Density of orbits in laminations and the space of critical portraits

TL;DR

This paper investigates the density and topological properties of certain laminations and critical portraits related to complex dynamics, showing that WT-critical portraits are dense but of first category, and that condense orbits imply local connectivity.

Contribution

It establishes the topological size and properties of WT-critical portraits and condense orbits within the space of cubic critical portraits, advancing understanding of lamination dynamics.

Findings

WT-critical portraits are dense and of first category in the space of cubic critical portraits.

Critical portraits with condense orbits form a residual subset of the space.

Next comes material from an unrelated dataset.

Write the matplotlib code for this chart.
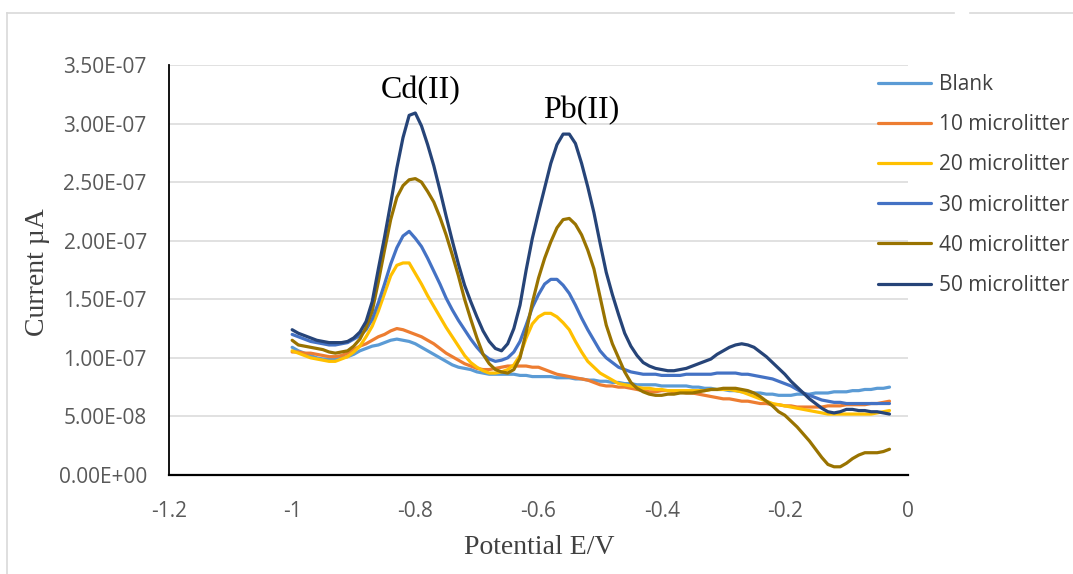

Existence of condense orbits implies local connectivity of the Julia set.

Abstract

Thurston introduced $\si_d$-invariant laminations (where $\si_d(z)$ coincides with $z^d:\ucirc\to \ucirc$, $d\ge 2$). He defined \emph{wandering $k$-gons} as sets $\T\subset \ucirc$ such that $\si_d^n(\T)$ consists of $k\ge 3$ distinct points for all $n\ge 0$ and the convex hulls of all the sets $\si_d^n(\T)$ in the plane are pairwise disjoint. Thurston proved that $\si_2$ has no wandering $k$-gons and posed the problem of their existence for $\si_d$,\, $d\ge 3$. Call a lamination with wandering $k$-gons a \emph{WT-lamination}. Denote the set of cubic critical portraits by $\A_3$. A critical portrait, compatible with a WT-lamination, is called a \emph{WT-critical portrait}; let $\WT_3$ be the set of all of them. It was recently shown by the authors that cubic WT-laminations exist and cubic WT-critical portraits, defining polynomials with \emph{condense} orbits of vertices of order three in their dendritic Julia sets, are dense and locally uncountable in $\A_3$ ($D\subset X$ is \emph{condense in $X$} if $D$ intersects every subcontinuum of $X$). Here we show that $\WT_3$ is a dense first category subset of $\A_3$. We also show that (a) critical portraits, whose laminations have a condense orbit in the topological Julia set, form a residual subset of $\A_3$, (b) the existence of a condense orbit in the Julia set $J$ implies that $J$ is locally connected.